The bake itself always feels like a bit of theater. The Dutch oven preheats, the dough is set on parchment, scored with a confident slash, and covered. Twenty minutes later the lid comes off, a thermometer slides in, and the bake finishes until the loaf reaches 205 to 210 degrees. The crust turns golden, the ear lifts, and the whole kitchen fills with the smell of fresh bread. Cooling is the hardest part. The loaf needs at least an hour on a rack so the crumb can set and steam can release. Cut too soon and the structure collapses. But with patience, you are rewarded with a loaf that slices cleanly, stays fluffy for days, and makes sandwiches that feel like something special.
Why This Loaf Works
This bread works because of balance. Bread flour and golden wheat bring structure and softness. Powdered butter and honey add tenderness and flavor without weighing it down. The process is approachable enough for beginners but offers enough nuance for seasoned bakers. The loaf itself is flexible, equally at home as a rustic round or in a sandwich pan.
Final Thoughts
This Golden Honey Sourdough has become the heartbeat of my kitchen. It is the bread my kids ask for when they want sandwiches, the one I serve warm with salted butter, the one I bake again and again because it always delivers. After over 30 attempts, it feels like a bread I earned through persistence and care. It is beautiful and practical, rustic yet soft, simple but full of character. I hope it becomes a staple in your home the way it has in mine.

Golden Honey Sourdough
Golden Honey Sourdough is a soft yet crisp sourdough loaf made with a blend of bread flour and golden wheat flour, enriched with honey and powdered butter for a tender, golden crumb. With a fluffy texture that works beautifully for sandwiches and toast, and a crisp crust that makes every slice irresistible, this 70% hydration sourdough is approachable for beginners and rewarding for seasoned bakers. After over 30 trials, this recipe has become our family’s go-to loaf, versatile enough for rustic boules or sandwich loaves, flavorful enough to enjoy on its own.
Ingredients
Instructions
- In a large bowl, mix the bread flour and golden wheat flour with 300 g of warm water (about 90°F). Stir until no dry bits remain; the dough will look shaggy. Cover and let rest for 30–45 minutes. This rest hydrates the flour and kickstarts gluten development, making the dough easier to handle.

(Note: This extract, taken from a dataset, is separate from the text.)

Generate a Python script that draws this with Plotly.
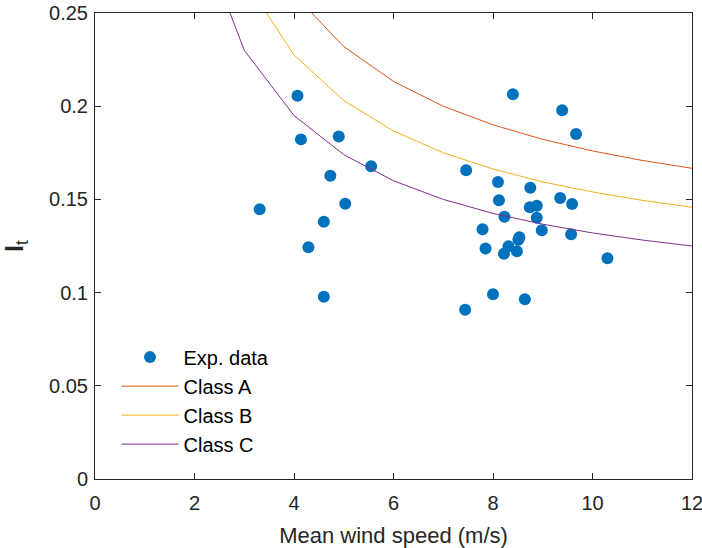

- Add the starter, powdered butter, honey, and about half of the reserved room temperature (≤80°F) water. Mix until incorporated. Sprinkle in the salt and add the rest of the water to dissolve it.
- Gluten Development: (By hand) Knead or use the slap-and-fold method for 8–10 minutes until smooth and elastic. (By mixer) Mix 2–3 minutes on low, then 3–5 minutes on medium-low until the dough pulls away from the bowl. Look for: A dough that feels elastic and stretches thin for 2–3 inches before tearing (the “short windowpane test”).
- Transfer the dough to a lightly oiled container, cover, and let ferment at room temperature (76–78°F) for 3½–5 hours.
- For the first 2 hours, perform stretch and folds every 30 minutes. With wet hands, lift one side of the dough, stretch it gently upward, and fold it into the center. Rotate and repeat on all four sides. This strengthens the dough without kneading. Bulk is done when: Dough has risen about 40–60%, the top looks slightly domed, small bubbles are visible at the edges, and the dough jiggles like jelly when shaken.
- Turn the dough onto a lightly floured surface, smooth side down. Using a bench scraper, tuck the edges under to form a loose round. Rest uncovered for 20 minutes until relaxed and slightly spread.
- Shape into a boule or batard, creating tension without tearing. Place seam-side up in a rice-flour-dusted banneton if you plan to score, or seam-side down for a natural crack. Cover lightly.
- Refrigerate for 12–24 hours. Cold proofing slows fermentation, develops flavor, and makes scoring easier. By bake time, the dough should feel firm and may show small blisters.
- Place a Dutch oven with lid in the oven and a sheet pan on the rack below it (this prevents burnt bottoms). Preheat to 475°F for at least 45 minutes. When ready to bake:
- Invert dough onto parchment paper.
- Brush off excess flour.
- Score with a sharp blade, about ¼ inch deep.
- Lower the dough into the Dutch oven using the parchment as a sling.
- Bake covered at 475°F for 20 minutes. Remove the lid, insert a thermometer into the center, and continue baking until the loaf reaches 205–210°F internal temperature (about 15–25 minutes more).
- Remove the bread from the Dutch oven and cool on a wire rack for at least 1 hour. Cutting too soon releases steam and makes the crumb gummy.
Notes
- Use 90°F water for autolyse, but switch to cooler (≤80°F) water when adding starter and salt to avoid overheating the dough.
- Autolyse is your friend — it reduces mixing effort and improves both texture and flavor.
- Watch the signs during bulk fermentation, not the clock. Volume increase, bubbles, and jiggle matter more than time.
- Cold proofing (overnight or up to 24 hours) deepens flavor and gives you flexibility in baking schedule.
- Always use parchment for easy transfer and to avoid sticking.
- A sheet pan under your Dutch oven keeps the bottom from scorching.
- Bake until the loaf reaches 205–210°F inside — that’s your foolproof signal it’s ready.
- This same dough bakes beautifully in a sandwich loaf pan, giving you a softer crust and tall slices perfect for everyday use.